— begin DATA PROVIDED —

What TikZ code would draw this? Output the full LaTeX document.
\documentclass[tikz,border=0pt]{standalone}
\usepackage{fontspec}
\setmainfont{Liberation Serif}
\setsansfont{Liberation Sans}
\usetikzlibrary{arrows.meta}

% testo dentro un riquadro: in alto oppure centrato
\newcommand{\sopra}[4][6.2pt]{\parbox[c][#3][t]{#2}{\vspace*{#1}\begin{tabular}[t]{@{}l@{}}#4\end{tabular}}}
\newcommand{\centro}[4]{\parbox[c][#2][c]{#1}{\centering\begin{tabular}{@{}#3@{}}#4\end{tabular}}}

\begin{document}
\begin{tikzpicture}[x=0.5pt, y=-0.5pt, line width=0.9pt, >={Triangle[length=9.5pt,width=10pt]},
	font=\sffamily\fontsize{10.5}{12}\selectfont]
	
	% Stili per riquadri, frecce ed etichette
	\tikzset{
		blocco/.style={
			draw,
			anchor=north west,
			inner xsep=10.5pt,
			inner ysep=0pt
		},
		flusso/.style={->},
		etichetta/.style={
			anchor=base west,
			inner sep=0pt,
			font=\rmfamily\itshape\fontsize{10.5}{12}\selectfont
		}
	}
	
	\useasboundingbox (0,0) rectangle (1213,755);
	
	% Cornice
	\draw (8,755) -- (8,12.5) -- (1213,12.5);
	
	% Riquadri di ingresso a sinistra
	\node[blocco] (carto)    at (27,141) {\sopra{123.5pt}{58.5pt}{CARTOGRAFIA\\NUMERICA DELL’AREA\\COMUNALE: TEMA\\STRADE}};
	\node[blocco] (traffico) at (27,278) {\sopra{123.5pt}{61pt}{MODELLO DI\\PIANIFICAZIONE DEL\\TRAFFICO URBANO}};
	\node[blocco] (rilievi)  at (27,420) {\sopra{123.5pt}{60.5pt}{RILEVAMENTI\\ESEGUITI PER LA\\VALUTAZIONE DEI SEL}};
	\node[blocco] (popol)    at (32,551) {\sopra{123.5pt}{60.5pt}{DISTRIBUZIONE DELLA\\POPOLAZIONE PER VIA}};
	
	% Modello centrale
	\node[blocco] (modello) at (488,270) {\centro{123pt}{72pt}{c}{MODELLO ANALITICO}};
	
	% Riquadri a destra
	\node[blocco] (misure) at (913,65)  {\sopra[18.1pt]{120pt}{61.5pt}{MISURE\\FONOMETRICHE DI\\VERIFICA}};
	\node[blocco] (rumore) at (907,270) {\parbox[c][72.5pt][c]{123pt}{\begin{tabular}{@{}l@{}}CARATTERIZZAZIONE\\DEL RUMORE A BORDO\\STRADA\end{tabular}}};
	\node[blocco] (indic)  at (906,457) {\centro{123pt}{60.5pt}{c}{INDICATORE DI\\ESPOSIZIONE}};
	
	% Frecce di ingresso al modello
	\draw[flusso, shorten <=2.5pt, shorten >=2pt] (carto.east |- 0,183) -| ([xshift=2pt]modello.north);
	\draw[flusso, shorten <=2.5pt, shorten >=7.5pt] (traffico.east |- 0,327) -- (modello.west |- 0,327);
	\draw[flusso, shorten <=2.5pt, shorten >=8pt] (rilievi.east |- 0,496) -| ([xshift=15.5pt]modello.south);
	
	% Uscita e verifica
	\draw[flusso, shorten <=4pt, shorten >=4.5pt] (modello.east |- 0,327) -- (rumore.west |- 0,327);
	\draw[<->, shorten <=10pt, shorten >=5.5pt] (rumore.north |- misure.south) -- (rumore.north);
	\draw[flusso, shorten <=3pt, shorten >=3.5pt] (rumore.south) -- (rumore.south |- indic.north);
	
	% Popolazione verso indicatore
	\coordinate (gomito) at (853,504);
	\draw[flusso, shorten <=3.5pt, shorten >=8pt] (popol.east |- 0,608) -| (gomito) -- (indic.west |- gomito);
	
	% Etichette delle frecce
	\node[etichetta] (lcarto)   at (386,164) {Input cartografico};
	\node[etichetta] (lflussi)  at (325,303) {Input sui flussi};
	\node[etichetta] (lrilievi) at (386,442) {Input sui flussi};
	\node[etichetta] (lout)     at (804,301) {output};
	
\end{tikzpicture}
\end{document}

— end DATA PROVIDED —

EXERCISE DIRECTIONS: Return the full listing, character for character.

FINAL RESULT:
What TikZ code would draw this? Output the full LaTeX document.
\documentclass[tikz,border=0pt]{standalone}
\usepackage{fontspec}
\setmainfont{Liberation Serif}
\setsansfont{Liberation Sans}
\usetikzlibrary{arrows.meta}

% testo dentro un riquadro: in alto oppure centrato
\newcommand{\sopra}[4][6.2pt]{\parbox[c][#3][t]{#2}{\vspace*{#1}\begin{tabular}[t]{@{}l@{}}#4\end{tabular}}}
\newcommand{\centro}[4]{\parbox[c][#2][c]{#1}{\centering\begin{tabular}{@{}#3@{}}#4\end{tabular}}}

\begin{document}
\begin{tikzpicture}[x=0.5pt, y=-0.5pt, line width=0.9pt, >={Triangle[length=9.5pt,width=10pt]},
	font=\sffamily\fontsize{10.5}{12}\selectfont]
	
	% Stili per riquadri, frecce ed etichette
	\tikzset{
		blocco/.style={
			draw,
			anchor=north west,
			inner xsep=10.5pt,
			inner ysep=0pt
		},
		flusso/.style={->},
		etichetta/.style={
			anchor=base west,
			inner sep=0pt,
			font=\rmfamily\itshape\fontsize{10.5}{12}\selectfont
		}
	}
	
	\useasboundingbox (0,0) rectangle (1213,755);
	
	% Cornice
	\draw (8,755) -- (8,12.5) -- (1213,12.5);
	
	% Riquadri di ingresso a sinistra
	\node[blocco] (carto)    at (27,141) {\sopra{123.5pt}{58.5pt}{CARTOGRAFIA\\NUMERICA DELL’AREA\\COMUNALE: TEMA\\STRADE}};
	\node[blocco] (traffico) at (27,278) {\sopra{123.5pt}{61pt}{MODELLO DI\\PIANIFICAZIONE DEL\\TRAFFICO URBANO}};
	\node[blocco] (rilievi)  at (27,420) {\sopra{123.5pt}{60.5pt}{RILEVAMENTI\\ESEGUITI PER LA\\VALUTAZIONE DEI SEL}};
	\node[blocco] (popol)    at (32,551) {\sopra{123.5pt}{60.5pt}{DISTRIBUZIONE DELLA\\POPOLAZIONE PER VIA}};
	
	% Modello centrale
	\node[blocco] (modello) at (488,270) {\centro{123pt}{72pt}{c}{MODELLO ANALITICO}};
	
	% Riquadri a destra
	\node[blocco] (misure) at (913,65)  {\sopra[18.1pt]{120pt}{61.5pt}{MISURE\\FONOMETRICHE DI\\VERIFICA}};
	\node[blocco] (rumore) at (907,270) {\parbox[c][72.5pt][c]{123pt}{\begin{tabular}{@{}l@{}}CARATTERIZZAZIONE\\DEL RUMORE A BORDO\\STRADA\end{tabular}}};
	\node[blocco] (indic)  at (906,457) {\centro{123pt}{60.5pt}{c}{INDICATORE DI\\ESPOSIZIONE}};
	
	% Frecce di ingresso al modello
	\draw[flusso, shorten <=2.5pt, shorten >=2pt] (carto.east |- 0,183) -| ([xshift=2pt]modello.north);
	\draw[flusso, shorten <=2.5pt, shorten >=7.5pt] (traffico.east |- 0,327) -- (modello.west |- 0,327);
	\draw[flusso, shorten <=2.5pt, shorten >=8pt] (rilievi.east |- 0,496) -| ([xshift=15.5pt]modello.south);
	
	% Uscita e verifica
	\draw[flusso, shorten <=4pt, shorten >=4.5pt] (modello.east |- 0,327) -- (rumore.west |- 0,327);
	\draw[<->, shorten <=10pt, shorten >=5.5pt] (rumore.north |- misure.south) -- (rumore.north);
	\draw[flusso, shorten <=3pt, shorten >=3.5pt] (rumore.south) -- (rumore.south |- indic.north);
	
	% Popolazione verso indicatore
	\coordinate (gomito) at (853,504);
	\draw[flusso, shorten <=3.5pt, shorten >=8pt] (popol.east |- 0,608) -| (gomito) -- (indic.west |- gomito);
	
	% Etichette delle frecce
	\node[etichetta] (lcarto)   at (386,164) {Input cartografico};
	\node[etichetta] (lflussi)  at (325,303) {Input sui flussi};
	\node[etichetta] (lrilievi) at (386,442) {Input sui flussi};
	\node[etichetta] (lout)     at (804,301) {output};
	
\end{tikzpicture}
\end{document}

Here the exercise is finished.